Experimental design rely on established norms to grow seedling in Central European conditions, under polyethylene tunnel and water delivering with automatic systems. General information about species water requirements and drought vulnerability ranking were defined according to sapling or adult trees. Therefore, the objective of the study was to evaluate response of tree seedling from 2 functional  group level to reduced irrigation, and provide recommendation for water saving.

The experimental design and statistical analysis were well designed to address the question. Experiments were clearly described in Material and method. In the results part, the metabolic response of the 4 seedling trees submitted to different irrigations is well described. My major comments are about gene expression results, discussion and conclusion.

  • Gene expression study was performed to evaluate the stress response at the transcriptional level. On the eighteen genes analyzed, selected according to former studies, only two varied significantly according to water deficit. Physiological measurements showed that your plants responded to water stress, which was confirmed by proline content. So you have undoubtedly induced a transcriptional stress response. You were just unlucky in your gene selection. If you wish to keep these results in your publication, I suggest to transfer them (table or graph) in supplementary data, and do not discuss them in the Results part. You can comment about the 2 significant genes in the discussion. However, you cannot make any assumptions using these results.
  • The whole discussion does not clearly rely on the results. Thus, it is difficult to support conclusions which seemed highly speculative. Discussion must be rewrite carefully.
  • In the conclusion, you propose water reduction specific to species. These recommendations are valuable but validation must be performed, as for example growth monitoring on growing trees and on the field.

Specific comments:

  • Age of seedlings is more useful than date of experiments
  • I do not understand why one way anova was applied for some analysis instead two way anova
  • 4: You performed a two way anova to highlight difference in leaf proline concentration between species, treatments and interaction of both.

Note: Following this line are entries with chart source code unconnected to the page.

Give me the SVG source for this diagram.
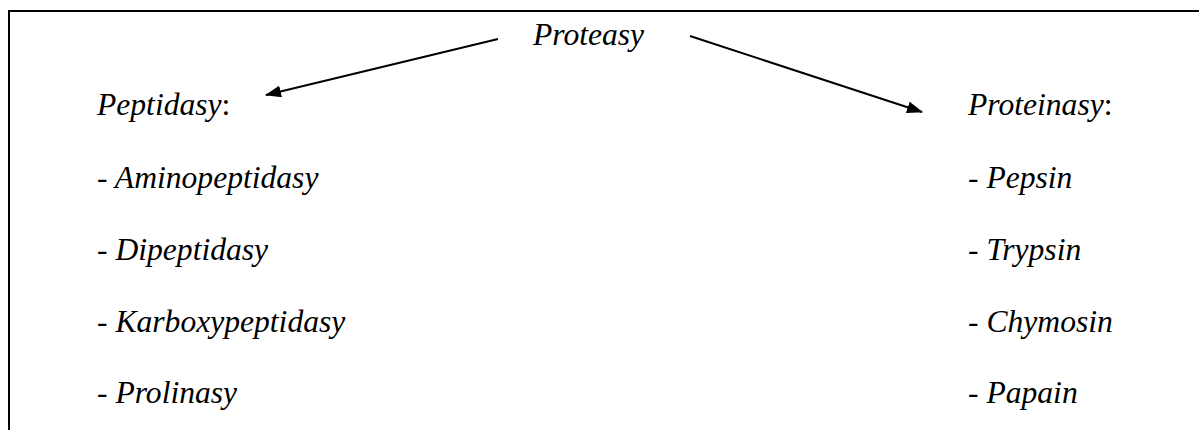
<svg xmlns="http://www.w3.org/2000/svg" width="1199" height="430" viewBox="0 0 1199 430">
<style>
text{font-family:"Liberation Serif","Times New Roman",serif;font-size:31.6px;font-style:italic;fill:#000}
.n{font-style:normal}
.c{stroke:#000;stroke-width:2;fill:none}
</style>
<defs>
<marker id="ah" viewBox="0 0 16 12" refX="15" refY="6" markerWidth="16" markerHeight="12" markerUnits="userSpaceOnUse" orient="auto">
<path d="M0,0 L16,6 L0,12 z" fill="#000"/>
</marker>
</defs>
<g id="frame">
<path class="c" d="M9,430 V11 H1199"/>
</g>
<g id="connectors">
<line class="c" x1="498" y1="39" x2="266" y2="95" marker-end="url(#ah)"/>
<line class="c" x1="690" y1="36" x2="922" y2="112" marker-end="url(#ah)"/>
</g>
<g id="proteasy"><text x="533" y="45">Proteasy</text></g>
<g id="peptidasy">
<text x="97" y="115">Peptidasy<tspan class="n">:</tspan></text>
<text x="97" y="188">- Aminopeptidasy</text>
<text x="97" y="260">- Dipeptidasy</text>
<text x="97" y="332">- Karboxypeptidasy</text>
<text x="97" y="403">- Prolinasy</text>
</g>
<g id="proteinasy">
<text x="968" y="115">Proteinasy<tspan class="n">:</tspan></text>
<text x="968" y="188">- Pepsin</text>
<text x="968" y="260">- Trypsin</text>
<text x="968" y="332">- Chymosin</text>
<text x="968" y="403">- Papain</text>
</g>
</svg>
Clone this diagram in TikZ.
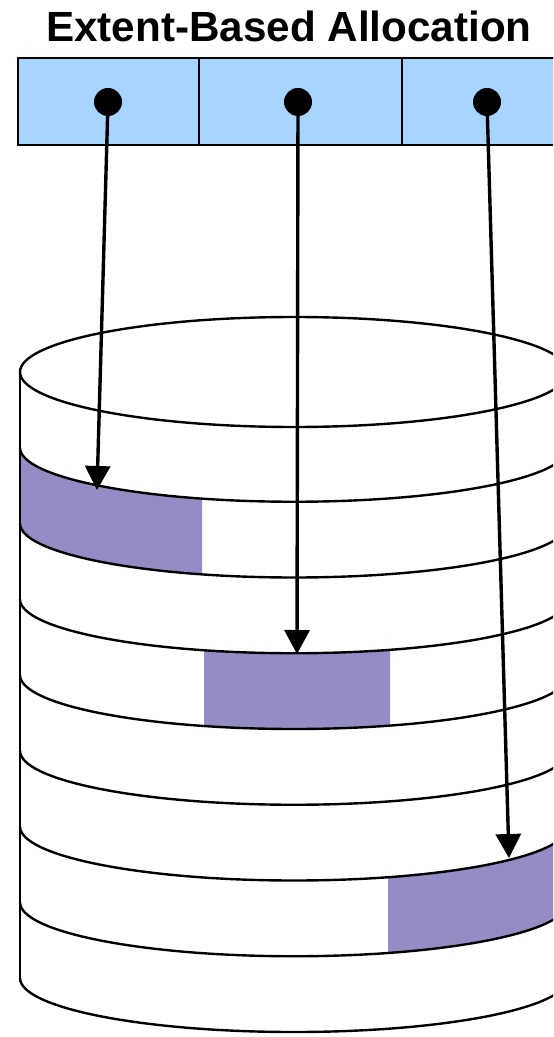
\documentclass[tikz,border=0pt]{standalone}
\usepackage{fontspec}
\setmainfont{Liberation Sans}
\usetikzlibrary{arrows.meta}
\definecolor{cellblue}{RGB}{168,213,255}
\definecolor{extentfill}{RGB}{148,140,196}

\begin{document}
\begin{tikzpicture}[x=0.5pt,y=0.5pt,
  outline/.style={line width=1.2pt},
  cell/.style={draw=black,line width=1pt,fill=cellblue,minimum height=43.5pt,inner sep=0pt},
  dotnode/.style={circle,fill=black,inner sep=0pt,minimum size=14pt},
  pointer/.style={line width=1.7pt,-{Triangle[width=12.5pt,length=12pt]}},
  ring/.style={outline},
  title/.style={font=\bfseries\fontsize{21.1pt}{25pt}\selectfont,anchor=base,inner sep=0pt}
]
\useasboundingbox (0,0) rectangle (553,-1037);
\begin{scope}
\clip (0,0) rectangle (553,-1037);

% heading
\node[title] (heading) at (289,-42) {Extent-Based Allocation};

% index block with three pointer cells
\node[cell,minimum width=90.5pt]  (c1) at (108.5,-101.5) {};
\node[cell,minimum width=101.5pt] (c2) at (300.5,-101.5) {};
\node[cell,minimum width=101.5pt] (c3) at (503.5,-101.5) {};
\node[dotnode] (d1) at (108,-102) {};
\node[dotnode] (d2) at (298,-102) {};
\node[dotnode] (d3) at (487,-102) {};

% allocated extents on the disk tracks
\begin{scope}
  \clip (20,-300) rectangle (202,-1037);
  \fill[extentfill] (20,-447.75) arc[start angle=180,end angle=360,x radius=274,y radius=54]
    -- (568,-523.5) arc[start angle=360,end angle=180,x radius=274,y radius=54] -- cycle;
\end{scope}
\begin{scope}
  \clip (204,-300) rectangle (390,-1037);
  \fill[extentfill] (20,-599.25) arc[start angle=180,end angle=360,x radius=274,y radius=54]
    -- (568,-675) arc[start angle=360,end angle=180,x radius=274,y radius=54] -- cycle;
\end{scope}
\begin{scope}
  \clip (388,-300) rectangle (600,-1037);
  \fill[extentfill] (20,-826.5) arc[start angle=180,end angle=360,x radius=274,y radius=54]
    -- (568,-902.25) arc[start angle=360,end angle=180,x radius=274,y radius=54] -- cycle;
\end{scope}

% disk cylinder with its track boundaries
\draw[outline] (294,-372) ellipse[x radius=274,y radius=55];
\draw[outline] (20,-372) -- (20,-978);
\draw[outline] (568,-372) -- (568,-978);
\foreach \k in {1,...,8}
  \draw[ring] (20,{-372-75.75*\k}) arc[start angle=180,end angle=360,x radius=274,y radius=54];

% pointers from the index cells to the extents
\coordinate (t1) at (97,-490);
\coordinate (t2) at (297,-654);
\coordinate (t3) at (509,-858);
\draw[pointer] (d1.center) -- (t1);
\draw[pointer] (d2.center) -- (t2);
\draw[pointer] (d3.center) -- (t3);
\end{scope}
\end{tikzpicture}
\end{document}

The results are not well explained, and are confusing. Line 364, the result correspond to a one way anova to estimate the difference between species for 100% irrigation only. On the graph, you give the significance for the 3 factors using a two way anova. Then, the letters you assigned on the bars for each species are the results of the mean comparison inside species (from one way anova or treatment effect from two way anova?). Considering your objective, comparison of different variables between species, a two way anova is more adapted. On the graph, you should indicate that the mean comparison is for the treatment inside species. In sup data, you can provide a table with the mean comparison for species, treatment and interaction.
  • 5: Annotations about species are lacking in graphs 5b, c, d, e. Annotation of F test result must be homogenized between graphs. About letters, same comment than for Fig.4.
  • 6: TUB was not analyzed because of technical raisons so you do not have to mention it in this article, except in the discussion if you want to explain why you have only 2 genes for Quercus. Statistical results described line 399 are different than the ones on the Fig.6. Statistical results of non significant GST are not useful. P-values are provided in the Fig.6 unlike other graphs. From a general point of view, I suggest to avoid presenting the results of gene expression (see my comment above).

Author Response

Please see the attachement.

Author Response File: Author Response.docx

Round 2

Reviewer 2 Report

The manuscript has much improved over the previous version.